All lines below must be repeated exactly, with the pictures omitted.

--*--

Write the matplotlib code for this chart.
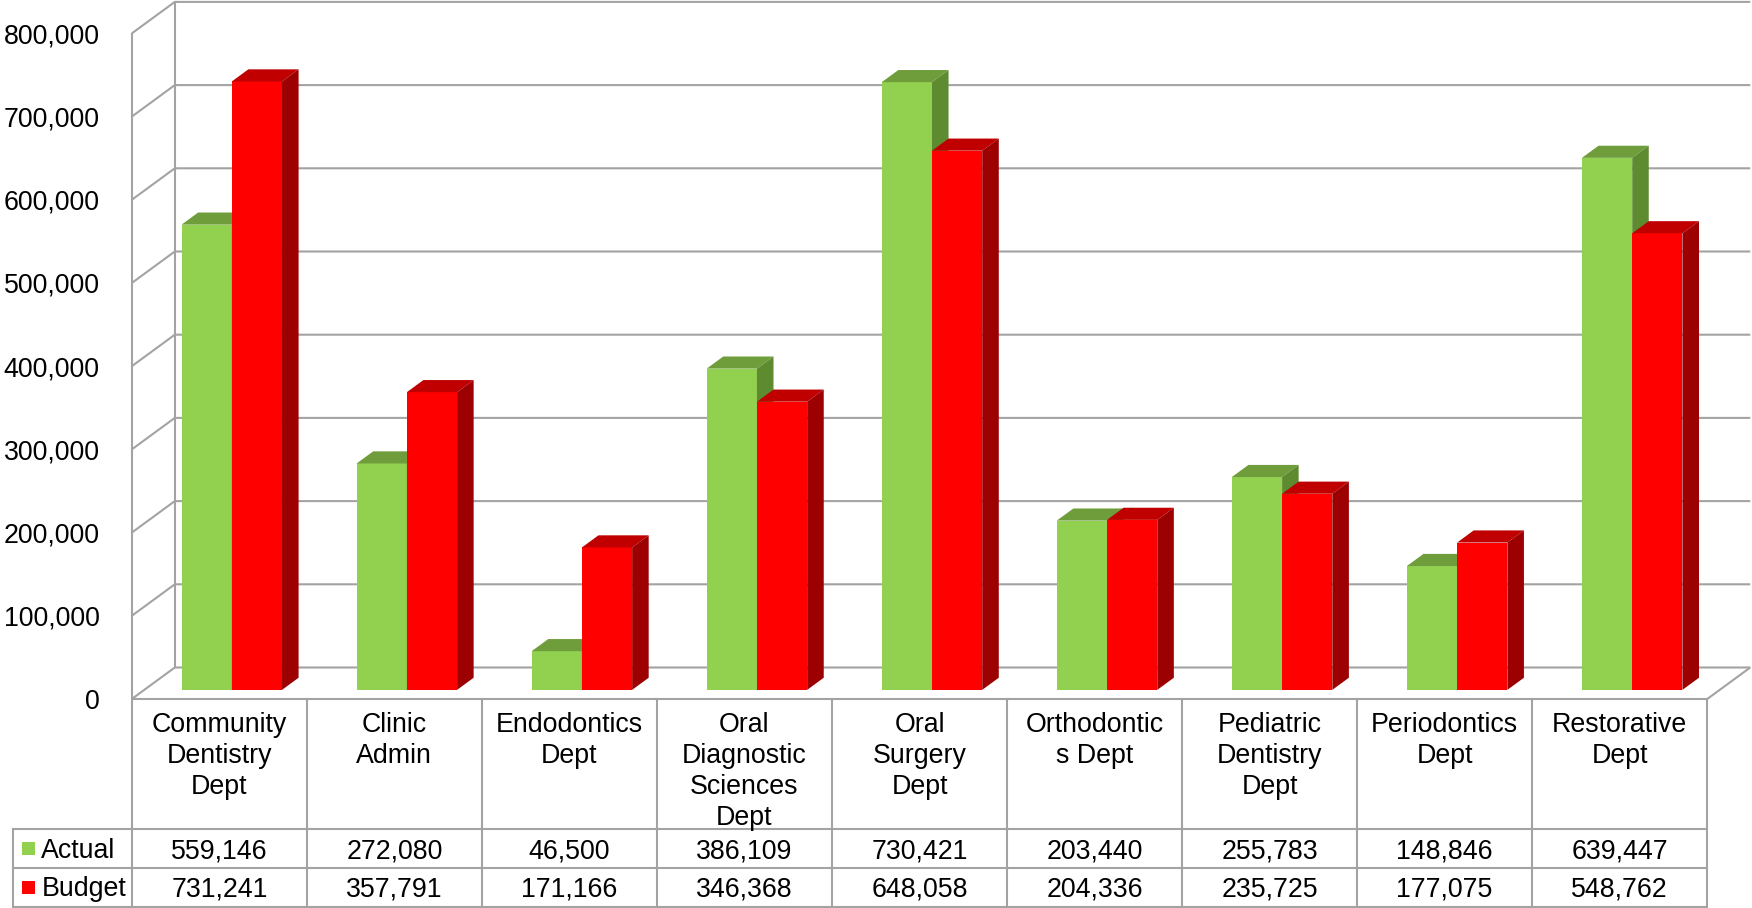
import matplotlib

matplotlib.use("Agg")
import matplotlib.pyplot as plt  # noqa: E402
from matplotlib.patches import Polygon, Rectangle  # noqa: E402
from matplotlib.transforms import offset_copy  # noqa: E402

plt.rcParams["font.family"] = ["Liberation Sans", "DejaVu Sans"]

# data
categories = ["Community\nDentistry\nDept", "Clinic\nAdmin", "Endodontics\nDept",
              "Oral\nDiagnostic\nSciences\nDept", "Oral\nSurgery\nDept",
              "Orthodontic\ns Dept", "Pediatric\nDentistry\nDept",
              "Periodontics\nDept", "Restorative\nDept"]
actual = [559146, 272080, 46500, 386109, 730421, 203440, 255783, 148846, 639447]
budget = [731241, 357791, 171166, 346368, 648058, 204336, 235725, 177075, 548762]
series_names = ["Actual", "Budget"]
yticks = list(range(0, 800001, 100000))

# style / layout (pixels of a 1752x908 canvas)
W, H = 1752, 908
X0, CW = 131.8, 175.05          # front-left edge of plot, px per category
Y0, PPV = 699.0, 83.2 / 100000  # px of value 0, px per value unit
DX, DY = 43.0, 31.5             # depth of the 3D box
D0, D1 = 0.29, 0.675            # bar depth span (fraction of box depth)
BW = 0.287                      # bar width in categories
GRID = "#a3a3a3"
FS = 19.3
faces = {
    "Actual": ("#92d050", "#6f9d3c", "#5f8b30"),
    "Budget": ("#ff0000", "#c00000", "#9c0000"),
}

fig = plt.figure(figsize=(W / 100, H / 100), dpi=100)
ax = fig.add_axes([0, 0, 1, 1])
ax.axis("off")
xmin, xmax = -0.5 - X0 / CW, -0.5 + (W - X0) / CW
ax.set_xlim(xmin, xmax)
ax.set_ylim((Y0 - H) / PPV, Y0 / PPV)
ddx, ddy = DX / CW, DY / PPV
n = len(categories)
xl, xr = -0.5, n - 0.5
lk = dict(color=GRID, lw=1.5, zorder=1, solid_capstyle="butt")

# walls, floor and gridlines
for v in yticks:
    ax.plot([xl, xl + ddx, xr + ddx], [v, v + ddy, v + ddy], **lk)
ax.plot([xl, xl], [0, yticks[-1]], **lk)
ax.plot([xl + ddx, xl + ddx], [ddy, yticks[-1] + ddy], **lk)
ax.plot([xl, xr, xr + ddx], [0, 0, ddy], **lk)

lab_tr = offset_copy(ax.transData, fig=fig, x=-32, y=-3, units="dots")
for v in yticks:
    ax.text(xl, v, f"{v:,}", transform=lab_tr, ha="right", va="center",
            fontsize=FS)

# 3D bars, drawn left to right
dd = D1 - D0
for i in range(n):
    for s, (name, vals) in enumerate(zip(series_names, [actual, budget])):
        v = vals[i]
        front, top, side = faces[name]
        L = i - BW + s * BW + D0 * ddx
        b = D0 * ddy
        ax.bar(L, v, width=BW, bottom=b, align="edge", color=front,
               linewidth=0, zorder=3)
        ax.add_patch(Polygon([(L, b + v), (L + BW, b + v),
                              (L + BW + dd * ddx, b + v + dd * ddy),
                              (L + dd * ddx, b + v + dd * ddy)],
                             closed=True, facecolor=top, lw=0, zorder=3))
        ax.add_patch(Polygon([(L + BW, b), (L + BW, b + v),
                              (L + BW + dd * ddx, b + v + dd * ddy),
                              (L + BW + dd * ddx, b + dd * ddy)],
                             closed=True, facecolor=side, lw=0, zorder=3))

# data table (x in categories, y in pixels)
tab = fig.add_axes([0, 0, 1, 1])
tab.axis("off")
tab.set_xlim(xmin, xmax)
tab.set_ylim(H, 0)
leg_l = -0.5 - (X0 - 13.3) / CW
r_top, r1, r2, r3 = Y0, 829.0, 868.0, 906.5
tk = dict(color=GRID, lw=1.5, solid_capstyle="projecting")
for y in (r1, r2, r3):
    tab.plot([leg_l, xr], [y, y], **tk)
tab.plot([leg_l, leg_l], [r1, r3], **tk)
for k in range(n + 1):
    tab.plot([xl + k, xl + k], [r_top, r3], **tk)

for i, cat in enumerate(categories):
    tab.text(i, r_top + 13, cat, ha="center", va="top", fontsize=FS,
             linespacing=1.25)
    tab.text(i, (r1 + r2) / 2 + 3, f"{actual[i]:,}", ha="center",
             va="center", fontsize=FS)
    tab.text(i, (r2 + r3) / 2 + 2, f"{budget[i]:,}", ha="center",
             va="center", fontsize=FS)

sq = 13.5 / CW
for name, (ya, yb) in zip(series_names, [(r1, r2), (r2, r3)]):
    yc = (ya + yb) / 2
    tab.add_patch(Rectangle((leg_l + 8.5 / CW, yc - 6.5), sq, 13,
                            facecolor=faces[name][0], lw=0))
    tab.text(leg_l + 28 / CW, yc + 2, name, ha="left", va="center",
             fontsize=FS)

fig.savefig("out.png", dpi=100)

--*--

**Solution to this problem:**
Write the matplotlib code for this chart.
import matplotlib

matplotlib.use("Agg")
import matplotlib.pyplot as plt  # noqa: E402
from matplotlib.patches import Polygon, Rectangle  # noqa: E402
from matplotlib.transforms import offset_copy  # noqa: E402

plt.rcParams["font.family"] = ["Liberation Sans", "DejaVu Sans"]

# data
categories = ["Community\nDentistry\nDept", "Clinic\nAdmin", "Endodontics\nDept",
              "Oral\nDiagnostic\nSciences\nDept", "Oral\nSurgery\nDept",
              "Orthodontic\ns Dept", "Pediatric\nDentistry\nDept",
              "Periodontics\nDept", "Restorative\nDept"]
actual = [559146, 272080, 46500, 386109, 730421, 203440, 255783, 148846, 639447]
budget = [731241, 357791, 171166, 346368, 648058, 204336, 235725, 177075, 548762]
series_names = ["Actual", "Budget"]
yticks = list(range(0, 800001, 100000))

# style / layout (pixels of a 1752x908 canvas)
W, H = 1752, 908
X0, CW = 131.8, 175.05          # front-left edge of plot, px per category
Y0, PPV = 699.0, 83.2 / 100000  # px of value 0, px per value unit
DX, DY = 43.0, 31.5             # depth of the 3D box
D0, D1 = 0.29, 0.675            # bar depth span (fraction of box depth)
BW = 0.287                      # bar width in categories
GRID = "#a3a3a3"
FS = 19.3
faces = {
    "Actual": ("#92d050", "#6f9d3c", "#5f8b30"),
    "Budget": ("#ff0000", "#c00000", "#9c0000"),
}

fig = plt.figure(figsize=(W / 100, H / 100), dpi=100)
ax = fig.add_axes([0, 0, 1, 1])
ax.axis("off")
xmin, xmax = -0.5 - X0 / CW, -0.5 + (W - X0) / CW
ax.set_xlim(xmin, xmax)
ax.set_ylim((Y0 - H) / PPV, Y0 / PPV)
ddx, ddy = DX / CW, DY / PPV
n = len(categories)
xl, xr = -0.5, n - 0.5
lk = dict(color=GRID, lw=1.5, zorder=1, solid_capstyle="butt")

# walls, floor and gridlines
for v in yticks:
    ax.plot([xl, xl + ddx, xr + ddx], [v, v + ddy, v + ddy], **lk)
ax.plot([xl, xl], [0, yticks[-1]], **lk)
ax.plot([xl + ddx, xl + ddx], [ddy, yticks[-1] + ddy], **lk)
ax.plot([xl, xr, xr + ddx], [0, 0, ddy], **lk)

lab_tr = offset_copy(ax.transData, fig=fig, x=-32, y=-3, units="dots")
for v in yticks:
    ax.text(xl, v, f"{v:,}", transform=lab_tr, ha="right", va="center",
            fontsize=FS)

# 3D bars, drawn left to right
dd = D1 - D0
for i in range(n):
    for s, (name, vals) in enumerate(zip(series_names, [actual, budget])):
        v = vals[i]
        front, top, side = faces[name]
        L = i - BW + s * BW + D0 * ddx
        b = D0 * ddy
        ax.bar(L, v, width=BW, bottom=b, align="edge", color=front,
               linewidth=0, zorder=3)
        ax.add_patch(Polygon([(L, b + v), (L + BW, b + v),
                              (L + BW + dd * ddx, b + v + dd * ddy),
                              (L + dd * ddx, b + v + dd * ddy)],
                             closed=True, facecolor=top, lw=0, zorder=3))
        ax.add_patch(Polygon([(L + BW, b), (L + BW, b + v),
                              (L + BW + dd * ddx, b + v + dd * ddy),
                              (L + BW + dd * ddx, b + dd * ddy)],
                             closed=True, facecolor=side, lw=0, zorder=3))

# data table (x in categories, y in pixels)
tab = fig.add_axes([0, 0, 1, 1])
tab.axis("off")
tab.set_xlim(xmin, xmax)
tab.set_ylim(H, 0)
leg_l = -0.5 - (X0 - 13.3) / CW
r_top, r1, r2, r3 = Y0, 829.0, 868.0, 906.5
tk = dict(color=GRID, lw=1.5, solid_capstyle="projecting")
for y in (r1, r2, r3):
    tab.plot([leg_l, xr], [y, y], **tk)
tab.plot([leg_l, leg_l], [r1, r3], **tk)
for k in range(n + 1):
    tab.plot([xl + k, xl + k], [r_top, r3], **tk)

for i, cat in enumerate(categories):
    tab.text(i, r_top + 13, cat, ha="center", va="top", fontsize=FS,
             linespacing=1.25)
    tab.text(i, (r1 + r2) / 2 + 3, f"{actual[i]:,}", ha="center",
             va="center", fontsize=FS)
    tab.text(i, (r2 + r3) / 2 + 2, f"{budget[i]:,}", ha="center",
             va="center", fontsize=FS)

sq = 13.5 / CW
for name, (ya, yb) in zip(series_names, [(r1, r2), (r2, r3)]):
    yc = (ya + yb) / 2
    tab.add_patch(Rectangle((leg_l + 8.5 / CW, yc - 6.5), sq, 13,
                            facecolor=faces[name][0], lw=0))
    tab.text(leg_l + 28 / CW, yc + 2, name, ha="left", va="center",
             fontsize=FS)

fig.savefig("out.png", dpi=100)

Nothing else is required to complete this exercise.